*To be done:*
Copy verbatim the material from its first line to the line that holds "0.017, 0.0075, 0];", including that line.

_____

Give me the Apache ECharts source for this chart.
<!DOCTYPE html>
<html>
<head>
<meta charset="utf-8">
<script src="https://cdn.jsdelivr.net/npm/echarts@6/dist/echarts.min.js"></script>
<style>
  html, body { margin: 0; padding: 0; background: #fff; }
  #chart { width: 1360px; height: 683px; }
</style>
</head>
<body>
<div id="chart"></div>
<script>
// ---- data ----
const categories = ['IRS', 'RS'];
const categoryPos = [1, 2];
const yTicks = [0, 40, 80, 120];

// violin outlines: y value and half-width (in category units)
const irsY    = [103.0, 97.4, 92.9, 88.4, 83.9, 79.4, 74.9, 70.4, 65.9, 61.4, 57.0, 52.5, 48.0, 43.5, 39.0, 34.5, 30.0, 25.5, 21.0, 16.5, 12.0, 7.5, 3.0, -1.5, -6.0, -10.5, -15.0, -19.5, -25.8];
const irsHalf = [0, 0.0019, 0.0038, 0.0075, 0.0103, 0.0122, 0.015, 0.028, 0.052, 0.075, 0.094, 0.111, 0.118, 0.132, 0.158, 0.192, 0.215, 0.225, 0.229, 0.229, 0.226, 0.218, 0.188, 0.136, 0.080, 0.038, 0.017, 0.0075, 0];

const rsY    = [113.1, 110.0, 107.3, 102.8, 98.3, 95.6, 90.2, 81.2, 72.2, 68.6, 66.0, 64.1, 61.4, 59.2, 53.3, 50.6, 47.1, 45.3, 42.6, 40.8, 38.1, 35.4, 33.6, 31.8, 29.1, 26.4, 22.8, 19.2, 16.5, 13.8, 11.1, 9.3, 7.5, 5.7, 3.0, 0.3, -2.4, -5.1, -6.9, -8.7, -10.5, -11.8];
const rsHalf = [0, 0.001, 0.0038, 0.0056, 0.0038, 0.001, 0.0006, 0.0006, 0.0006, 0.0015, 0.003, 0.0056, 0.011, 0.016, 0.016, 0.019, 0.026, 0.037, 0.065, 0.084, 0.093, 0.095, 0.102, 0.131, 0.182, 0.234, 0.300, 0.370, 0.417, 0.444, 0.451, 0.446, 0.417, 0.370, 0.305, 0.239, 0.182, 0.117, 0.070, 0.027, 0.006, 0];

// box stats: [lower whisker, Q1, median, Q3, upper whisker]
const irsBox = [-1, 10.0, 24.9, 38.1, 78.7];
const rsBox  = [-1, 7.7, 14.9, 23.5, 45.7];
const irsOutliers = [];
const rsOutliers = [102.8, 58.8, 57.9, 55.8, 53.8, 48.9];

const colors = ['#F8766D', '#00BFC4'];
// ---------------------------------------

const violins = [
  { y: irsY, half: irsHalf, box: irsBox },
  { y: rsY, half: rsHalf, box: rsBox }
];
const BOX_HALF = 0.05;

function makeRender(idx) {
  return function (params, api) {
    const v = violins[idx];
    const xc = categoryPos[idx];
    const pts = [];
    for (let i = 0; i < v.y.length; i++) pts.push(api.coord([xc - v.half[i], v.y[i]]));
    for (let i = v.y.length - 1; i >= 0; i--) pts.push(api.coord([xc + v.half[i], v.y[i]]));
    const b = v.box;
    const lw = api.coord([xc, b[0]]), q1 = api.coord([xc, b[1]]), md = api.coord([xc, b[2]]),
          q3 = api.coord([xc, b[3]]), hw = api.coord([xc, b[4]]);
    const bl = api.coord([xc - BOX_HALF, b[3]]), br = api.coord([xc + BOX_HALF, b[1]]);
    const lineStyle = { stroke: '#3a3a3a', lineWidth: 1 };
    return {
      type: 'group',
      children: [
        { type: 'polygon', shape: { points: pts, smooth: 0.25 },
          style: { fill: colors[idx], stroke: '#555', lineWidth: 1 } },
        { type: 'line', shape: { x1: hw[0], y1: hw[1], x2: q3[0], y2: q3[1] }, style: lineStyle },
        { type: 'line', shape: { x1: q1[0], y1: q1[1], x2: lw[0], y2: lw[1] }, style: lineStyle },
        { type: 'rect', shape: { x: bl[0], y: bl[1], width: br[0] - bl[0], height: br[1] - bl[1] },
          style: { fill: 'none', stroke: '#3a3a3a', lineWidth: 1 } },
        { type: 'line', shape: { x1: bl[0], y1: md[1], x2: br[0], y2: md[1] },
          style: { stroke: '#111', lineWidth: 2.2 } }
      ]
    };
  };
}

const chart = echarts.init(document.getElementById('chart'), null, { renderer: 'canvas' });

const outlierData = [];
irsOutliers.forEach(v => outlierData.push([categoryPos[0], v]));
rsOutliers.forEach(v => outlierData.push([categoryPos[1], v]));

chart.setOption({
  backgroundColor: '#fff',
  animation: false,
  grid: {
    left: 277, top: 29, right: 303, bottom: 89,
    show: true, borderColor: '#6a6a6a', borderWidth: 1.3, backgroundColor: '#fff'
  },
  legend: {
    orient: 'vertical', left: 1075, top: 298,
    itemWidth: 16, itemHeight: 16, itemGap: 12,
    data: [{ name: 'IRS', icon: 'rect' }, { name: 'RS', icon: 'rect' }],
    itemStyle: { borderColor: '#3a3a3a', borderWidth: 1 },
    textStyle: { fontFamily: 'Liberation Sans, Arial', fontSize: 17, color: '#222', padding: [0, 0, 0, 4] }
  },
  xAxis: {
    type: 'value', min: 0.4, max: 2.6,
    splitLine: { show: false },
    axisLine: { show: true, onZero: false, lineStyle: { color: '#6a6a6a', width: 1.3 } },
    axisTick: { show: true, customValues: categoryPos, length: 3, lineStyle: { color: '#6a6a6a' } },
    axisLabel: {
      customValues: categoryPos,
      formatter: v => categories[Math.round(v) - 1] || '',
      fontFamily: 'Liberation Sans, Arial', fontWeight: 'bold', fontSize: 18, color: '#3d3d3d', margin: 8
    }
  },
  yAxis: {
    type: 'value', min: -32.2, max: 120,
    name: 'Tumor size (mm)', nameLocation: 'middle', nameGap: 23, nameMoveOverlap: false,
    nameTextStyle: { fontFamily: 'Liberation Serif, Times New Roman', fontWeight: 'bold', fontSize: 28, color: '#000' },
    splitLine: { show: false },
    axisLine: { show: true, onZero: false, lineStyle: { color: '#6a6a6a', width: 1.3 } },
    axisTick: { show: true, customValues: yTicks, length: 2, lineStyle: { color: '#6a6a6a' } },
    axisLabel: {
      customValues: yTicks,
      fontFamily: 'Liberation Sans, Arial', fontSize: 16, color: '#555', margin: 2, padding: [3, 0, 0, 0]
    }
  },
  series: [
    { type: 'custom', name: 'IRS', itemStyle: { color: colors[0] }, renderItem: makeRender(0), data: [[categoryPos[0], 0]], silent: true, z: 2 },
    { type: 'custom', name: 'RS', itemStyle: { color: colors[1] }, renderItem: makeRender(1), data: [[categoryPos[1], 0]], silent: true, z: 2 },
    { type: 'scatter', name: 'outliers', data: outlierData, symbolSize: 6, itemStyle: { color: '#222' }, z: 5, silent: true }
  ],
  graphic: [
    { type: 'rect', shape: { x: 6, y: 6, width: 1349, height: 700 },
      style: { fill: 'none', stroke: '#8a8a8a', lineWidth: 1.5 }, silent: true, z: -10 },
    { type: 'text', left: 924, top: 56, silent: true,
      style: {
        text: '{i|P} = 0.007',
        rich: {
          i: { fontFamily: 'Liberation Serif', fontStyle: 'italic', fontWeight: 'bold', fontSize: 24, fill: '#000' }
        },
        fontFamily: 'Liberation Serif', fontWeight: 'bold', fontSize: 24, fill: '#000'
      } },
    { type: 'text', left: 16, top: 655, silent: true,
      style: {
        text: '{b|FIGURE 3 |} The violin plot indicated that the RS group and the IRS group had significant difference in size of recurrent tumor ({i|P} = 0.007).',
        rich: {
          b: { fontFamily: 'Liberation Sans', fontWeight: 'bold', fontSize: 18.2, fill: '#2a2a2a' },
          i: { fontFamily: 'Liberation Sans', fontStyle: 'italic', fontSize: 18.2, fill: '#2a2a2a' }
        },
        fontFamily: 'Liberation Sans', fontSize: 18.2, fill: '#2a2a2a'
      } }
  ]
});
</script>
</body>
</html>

_____

*The output:*
Give me the Apache ECharts source for this chart.
<!DOCTYPE html>
<html>
<head>
<meta charset="utf-8">
<script src="https://cdn.jsdelivr.net/npm/echarts@6/dist/echarts.min.js"></script>
<style>
  html, body { margin: 0; padding: 0; background: #fff; }
  #chart { width: 1360px; height: 683px; }
</style>
</head>
<body>
<div id="chart"></div>
<script>
// ---- data ----
const categories = ['IRS', 'RS'];
const categoryPos = [1, 2];
const yTicks = [0, 40, 80, 120];

// violin outlines: y value and half-width (in category units)
const irsY    = [103.0, 97.4, 92.9, 88.4, 83.9, 79.4, 74.9, 70.4, 65.9, 61.4, 57.0, 52.5, 48.0, 43.5, 39.0, 34.5, 30.0, 25.5, 21.0, 16.5, 12.0, 7.5, 3.0, -1.5, -6.0, -10.5, -15.0, -19.5, -25.8];
const irsHalf = [0, 0.0019, 0.0038, 0.0075, 0.0103, 0.0122, 0.015, 0.028, 0.052, 0.075, 0.094, 0.111, 0.118, 0.132, 0.158, 0.192, 0.215, 0.225, 0.229, 0.229, 0.226, 0.218, 0.188, 0.136, 0.080, 0.038, 0.017, 0.0075, 0];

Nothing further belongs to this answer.